E o filme é basicamente isso: a exposição do quanto a família real é opressora, o quanto vigiava Di o tempo todo, o quanto a obrigou a tomar pequenas decisões (como que roupa vai vestir), que, para Diana, eram uma enorme violência. Entre crises de bulimia e uma constante vontade de fugir, o filme a apresenta como uma mulher altamente infeliz. Ou seja: mostra o que todo mundo sabia – ou, ao menos, imaginava – sobre a complicada relação entre Diana e a coroa britânica. E o filme fica quase toda sua duração repetindo, cena atrás de cena, essa mesma ideia, de que Di era uma mulher comum, enjaulada pela tradição real. Não traz absolutamente nada de novo sobre ela. 

E o roteiro, de Steven Knight, tem algumas ideias especialmente ruins, como colocar Diana conversando com uma velha jaqueta, ou interagindo com o fantasma de Ana Bolena, ou dizendo a um pássaro perdido coisas do tipo: “Você deveria estar voando livre por aí”. Não é um material que condiz com a inteligência de Larraín, que até então nunca havia dado um passo em falso na carreira – seu último longa, “Ema”, não foi exatamente um êxito, mas ao menos ali ele estava tateando algo novo e por vezes chegou muito perto de acertar. 

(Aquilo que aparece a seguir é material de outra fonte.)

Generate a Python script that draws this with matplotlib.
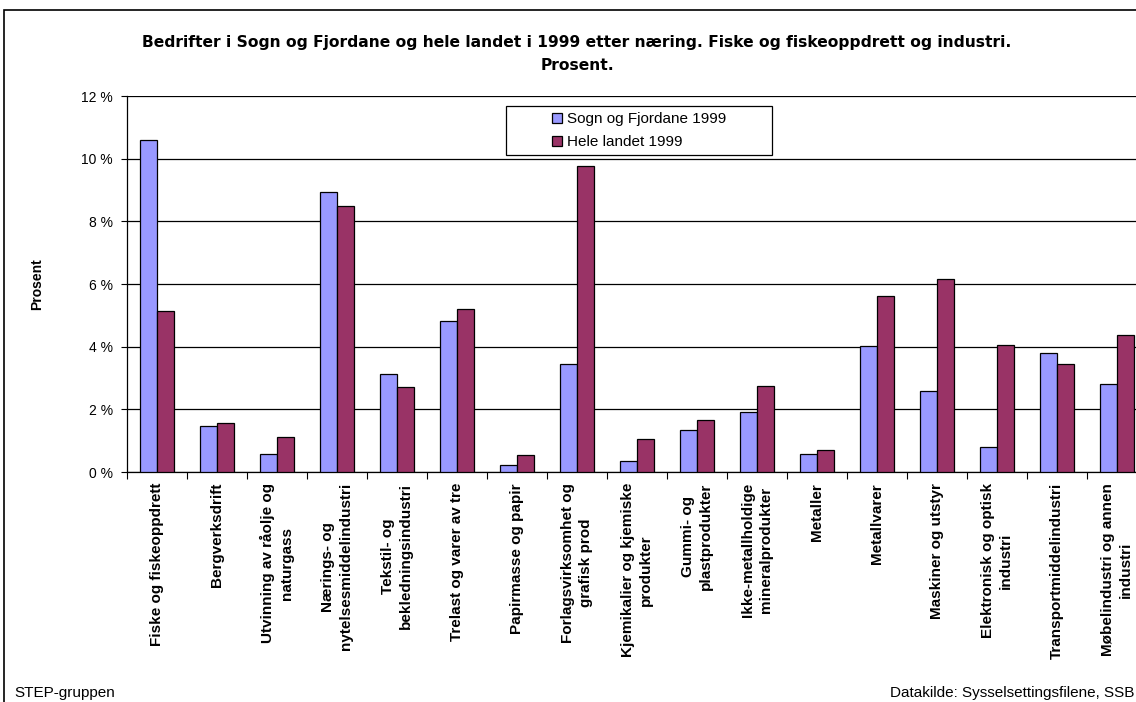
import matplotlib
matplotlib.use("Agg")
import matplotlib.pyplot as plt
import numpy as np
from matplotlib.patches import Rectangle
from matplotlib.ticker import FixedLocator, FuncFormatter

plt.rcParams['font.family'] = ['Liberation Sans', 'DejaVu Sans']

categories = [
    "Fiske og fiskeoppdrett",
    "Bergverksdrift",
    "Utvinning av råolje og\nnaturgass",
    "Nærings- og\nnytelsesmiddelindustri",
    "Tekstil- og\nbekledningsindustri",
    "Trelast og varer av tre",
    "Papirmasse og papir",
    "Forlagsvirksomhet og\ngrafisk prod",
    "Kjemikalier og kjemiske\nprodukter",
    "Gummi- og\nplastprodukter",
    "Ikke-metallholdige\nmineralprodukter",
    "Metaller",
    "Metallvarer",
    "Maskiner og utstyr",
    "Elektronisk og optisk\nindustri",
    "Transportmiddelindustri",
    "Møbelindustri og annen\nindustri",
]
sogn = [10.61, 1.46, 0.56, 8.94, 3.14, 4.81, 0.22, 3.46, 0.34, 1.34, 1.90, 0.56, 4.02, 2.57, 0.79, 3.80, 2.80]
hele = [5.14, 1.57, 1.12, 8.50, 2.72, 5.19, 0.54, 9.77, 1.06, 1.67, 2.74, 0.69, 5.61, 6.16, 4.05, 3.45, 4.38]
series_names = ["Sogn og Fjordane 1999", "Hele landet 1999"]
yticks = [0, 2, 4, 6, 8, 10, 12]

W, H = 1136, 702
fig = plt.figure(figsize=(W / 100, H / 100), dpi=100)

# outer frame
fig.patches.append(Rectangle((4 / W, -0.05), 1.1, 1 - 10 / H + 0.05, transform=fig.transFigure,
                             fill=False, edgecolor='black', linewidth=1.2, zorder=0))

left, right, top, bottom = 127, 127 + 60 * 17, 96, 472
ax = fig.add_axes([left / W, 1 - bottom / H, (right - left) / W, (bottom - top) / H])

def fx(px):
    return (px - left) / (right - left)

def fy(py):
    return 1 - (py - top) / (bottom - top)

n = len(categories)
x = np.arange(n)
bw = 0.29
ax.bar(x - bw / 2, sogn, width=bw, color='#9999FF', edgecolor='black', linewidth=0.9,
       label=series_names[0], zorder=3)
ax.bar(x + bw / 2, hele, width=bw, color='#993366', edgecolor='black', linewidth=0.9,
       label=series_names[1], zorder=3)

ax.set_xlim(-0.5, n - 0.5)
ax.set_ylim(0, 12)
ax.set_yticks(yticks)
ax.yaxis.set_major_formatter(FuncFormatter(lambda v, p: f"{int(round(v))} %"))
ax.tick_params(axis='y', direction='out', length=4, width=0.8, labelsize=10, pad=6)
ax.yaxis.grid(True, color='black', linewidth=0.9, zorder=1)
ax.set_axisbelow(True)

ax.xaxis.set_major_locator(FixedLocator(np.arange(n + 1) - 0.5))
ax.xaxis.set_minor_locator(FixedLocator(x))
ax.tick_params(axis='x', which='major', direction='out', length=5, width=0.8, labelbottom=False)
ax.tick_params(axis='x', which='minor', length=0, pad=8)
ax.set_xticks(x, minor=True)
ax.set_xticklabels(categories, minor=True, rotation=90, ha='center', va='top',
                   fontsize=11, fontweight='bold', multialignment='center', linespacing=1.4)

for s in ['top', 'right']:
    ax.spines[s].set_visible(False)
ax.spines['left'].set_linewidth(0.9)
ax.spines['bottom'].set_linewidth(0.9)

ax.set_ylabel("Prosent", fontsize=10, fontweight='bold', labelpad=0)
ax.yaxis.set_label_coords(fx(44), 0.5)

# legend frame (Excel style, generous horizontal padding)
ax.add_patch(Rectangle((fx(506), fy(155)), fx(772) - fx(506), fy(106) - fy(155),
                       transform=ax.transAxes, facecolor='white', edgecolor='black',
                       linewidth=0.9, zorder=4, clip_on=False))
leg = ax.legend(loc='upper left', bbox_to_anchor=(fx(552), fy(112)),
                frameon=False, fontsize=11,
                handlelength=0.65, handleheight=0.65, handletextpad=0.3, borderpad=0,
                labelspacing=0.62, borderaxespad=0)
leg.set_zorder(5)

fig.text(577 / W, 1 - 43 / H, "Bedrifter i Sogn og Fjordane og hele landet i 1999 etter næring. Fiske og fiskeoppdrett og industri.",
         ha='center', va='center', fontsize=11.2, fontweight='bold', family=['DejaVu Sans'])
fig.text(577 / W, 1 - 65 / H, "Prosent.", ha='center', va='center', fontsize=11.2, fontweight='bold',
         family=['DejaVu Sans'])

fig.text(14 / W, 1 - 693 / H, "STEP-gruppen", ha='left', va='center', fontsize=11)
fig.text(890 / W, 1 - 693 / H, "Datakilde: Sysselsettingsfilene, SSB", ha='left', va='center', fontsize=11)

fig.savefig("out.png", dpi=100)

Há cinco anos, o chileno parecia uma escolha altamente inadequada para dirigir um filme sobre Jacqueline Kennedy, mas surpreendeu meio mundo quando fez de “Jackie” um dos longas mais estimulantes de 2016. A proeza abriu-lhe portas, mas talvez tenha lhe dado autoconfiança em excesso, a ponto de achar que um roteiro tão limitado como o de “Spencer” pudesse ser salvo na direção. A Diana do filme sofre por não aguentar a força da tradição real, mas ela não tem lá muita coisa a oferecer como outra opção de vida. Ela gosta de cultura pop e de fast food, o que é uma visão que poderia aproximá-la ainda mais do público, que sempre a teve como um ídolo. Mas por vezes ela parece mais uma garota fútil, por vezes birrenta, do que a tal “mulher misteriosa” que Larraín diz ver na Diana verdadeira. 

Já na reta final, porém, há uma pequena cena que chacoalha o filme e quase o retira do estado vegetativo, com uma revelação feita pela camareira vivida pela sempre excelente Sally Hawkins. O filme ganha um elemento transgressor, que liberta “Spencer” da prostração afetada em que seguia até então, mas o problema é que esse desvio surge tarde demais. A impressão que fica é mesmo a de um filme sem novidades, que não faz jus aos talentos envolvidos e nem à personagem que o inspirou.